From Thomas Barclay
ALS: American Philosophical Society
L’Orient 29 Januy. 1783
I had the Honour of receiving the Letter which your Excellency was so kind as to Write me the 21st. instant5 and I very heartily and sincerely Congratulate you on your having seen such Important Events take place as the Independence of America, and General Peace of Europe.
There are now in this port several American Vessels ready to push to Sea, and if there is nothing improper in the application, I woud be very glad that Passports from the British Minister cou’d be obtaind to permit them to Sail without delay. It is of much consequence to the owners, as the Seamen are shipped upon the terms usually allow’d in time of War, and an other reason I have to wish to see them get away is, that all of them have Public supplies onboard.— If those supplies can be got to Philadelphia before the Shipments from England &c get there, Mr. Morris will be enabled if he chuses to Sell them, to raise a very considerable sum from them.
I am not clear as to the practicability of procuring such Passports, but as I am told they will be granted to the French Ships6 I hope you will excuse my mentioning it.
I have the Honour to be very respectfully Sir Your Most Obt. Most Huml servt.
His Excellency Benjamin Franklin Esqr.
Notation: T. Barclay L’Orient 9 June 1783
5. Not found.
6. This information may have come from the circular issued by the French court; see the annotation of Bondfield to BF, Jan. 26. The Franco-British preliminary articles had not yet been published; they appeared in the Courier de l’Europe of Jan. 31, and were printed as a pamphlet by the imprimerie royale on Feb. 3 (Gaz. de Leyde, issue of Feb. 11).
7. Barclay had informed BF on Dec. 16 that the St. James, America, and Washington were at Lorient, loading public goods that had been stored at Brest: XXXVIII, 463. The Heer Adams arrived on Jan. 18; see our annotation of BF to Livingston, Jan. 21. Barclay had loaded about 700 bales on the first three ships: Barclay to WTF, Jan. 24, 1783 (APS).
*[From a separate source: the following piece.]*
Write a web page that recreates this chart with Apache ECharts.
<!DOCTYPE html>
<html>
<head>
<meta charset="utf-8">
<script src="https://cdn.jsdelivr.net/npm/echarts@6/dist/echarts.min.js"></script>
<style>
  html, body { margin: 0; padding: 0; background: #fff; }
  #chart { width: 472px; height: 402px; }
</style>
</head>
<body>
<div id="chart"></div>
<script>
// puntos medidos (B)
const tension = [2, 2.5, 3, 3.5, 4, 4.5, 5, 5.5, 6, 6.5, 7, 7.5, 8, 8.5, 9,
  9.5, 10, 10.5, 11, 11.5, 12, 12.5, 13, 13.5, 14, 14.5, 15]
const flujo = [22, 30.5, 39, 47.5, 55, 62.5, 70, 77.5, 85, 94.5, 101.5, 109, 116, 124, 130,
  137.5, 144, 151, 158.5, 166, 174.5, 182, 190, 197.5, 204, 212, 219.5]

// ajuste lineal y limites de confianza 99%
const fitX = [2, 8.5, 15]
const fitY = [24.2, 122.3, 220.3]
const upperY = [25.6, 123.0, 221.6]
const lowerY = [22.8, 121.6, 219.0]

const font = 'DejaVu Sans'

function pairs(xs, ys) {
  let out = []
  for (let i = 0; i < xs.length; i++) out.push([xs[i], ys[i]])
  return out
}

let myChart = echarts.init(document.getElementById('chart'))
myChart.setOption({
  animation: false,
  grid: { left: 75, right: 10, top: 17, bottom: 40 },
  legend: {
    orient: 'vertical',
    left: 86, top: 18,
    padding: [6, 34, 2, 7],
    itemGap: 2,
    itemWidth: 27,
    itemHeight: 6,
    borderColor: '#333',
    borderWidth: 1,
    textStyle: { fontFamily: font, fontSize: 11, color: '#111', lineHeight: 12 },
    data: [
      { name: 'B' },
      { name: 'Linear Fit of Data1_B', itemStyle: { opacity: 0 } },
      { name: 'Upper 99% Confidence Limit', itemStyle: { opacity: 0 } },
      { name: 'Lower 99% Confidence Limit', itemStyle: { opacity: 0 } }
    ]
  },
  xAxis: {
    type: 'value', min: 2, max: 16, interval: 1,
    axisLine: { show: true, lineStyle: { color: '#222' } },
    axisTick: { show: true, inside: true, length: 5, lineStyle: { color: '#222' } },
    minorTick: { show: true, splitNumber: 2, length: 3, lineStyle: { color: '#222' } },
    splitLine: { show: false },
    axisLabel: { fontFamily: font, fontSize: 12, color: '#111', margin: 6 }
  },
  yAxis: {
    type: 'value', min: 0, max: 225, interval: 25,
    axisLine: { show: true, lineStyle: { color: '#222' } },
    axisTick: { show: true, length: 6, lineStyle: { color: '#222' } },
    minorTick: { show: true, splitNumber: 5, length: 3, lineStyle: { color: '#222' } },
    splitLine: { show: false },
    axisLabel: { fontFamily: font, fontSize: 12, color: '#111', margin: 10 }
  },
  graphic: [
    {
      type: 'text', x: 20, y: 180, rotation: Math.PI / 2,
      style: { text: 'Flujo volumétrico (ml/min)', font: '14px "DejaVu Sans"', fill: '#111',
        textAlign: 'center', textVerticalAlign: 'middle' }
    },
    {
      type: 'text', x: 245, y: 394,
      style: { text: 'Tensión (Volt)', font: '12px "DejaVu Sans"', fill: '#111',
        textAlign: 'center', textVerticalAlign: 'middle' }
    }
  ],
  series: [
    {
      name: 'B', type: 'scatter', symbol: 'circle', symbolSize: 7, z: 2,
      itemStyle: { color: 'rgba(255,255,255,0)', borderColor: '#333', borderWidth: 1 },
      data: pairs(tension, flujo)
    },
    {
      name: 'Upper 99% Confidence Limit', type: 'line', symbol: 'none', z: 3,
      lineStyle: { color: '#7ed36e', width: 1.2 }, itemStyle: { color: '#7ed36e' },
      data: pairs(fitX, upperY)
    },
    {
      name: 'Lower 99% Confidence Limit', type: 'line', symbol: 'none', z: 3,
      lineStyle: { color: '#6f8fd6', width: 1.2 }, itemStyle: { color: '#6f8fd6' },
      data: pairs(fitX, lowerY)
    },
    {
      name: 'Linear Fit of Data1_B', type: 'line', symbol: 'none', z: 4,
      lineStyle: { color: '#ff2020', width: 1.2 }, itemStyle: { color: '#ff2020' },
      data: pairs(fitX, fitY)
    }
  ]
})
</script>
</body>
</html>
Morris received at least some of the cargo by mid-April: Morris Papers, VII, 711.
8. Around this time, Barclay estimated that the Prince de Liège would carry about 600 bales of goods. The bales at Rochefort, he had discovered, were in need of substantial repair: Barclay to WTF, Jan. 24, 1783 (APS). The Prince de Liège sailed for America in mid-April: Morris Papers, VII, 625n.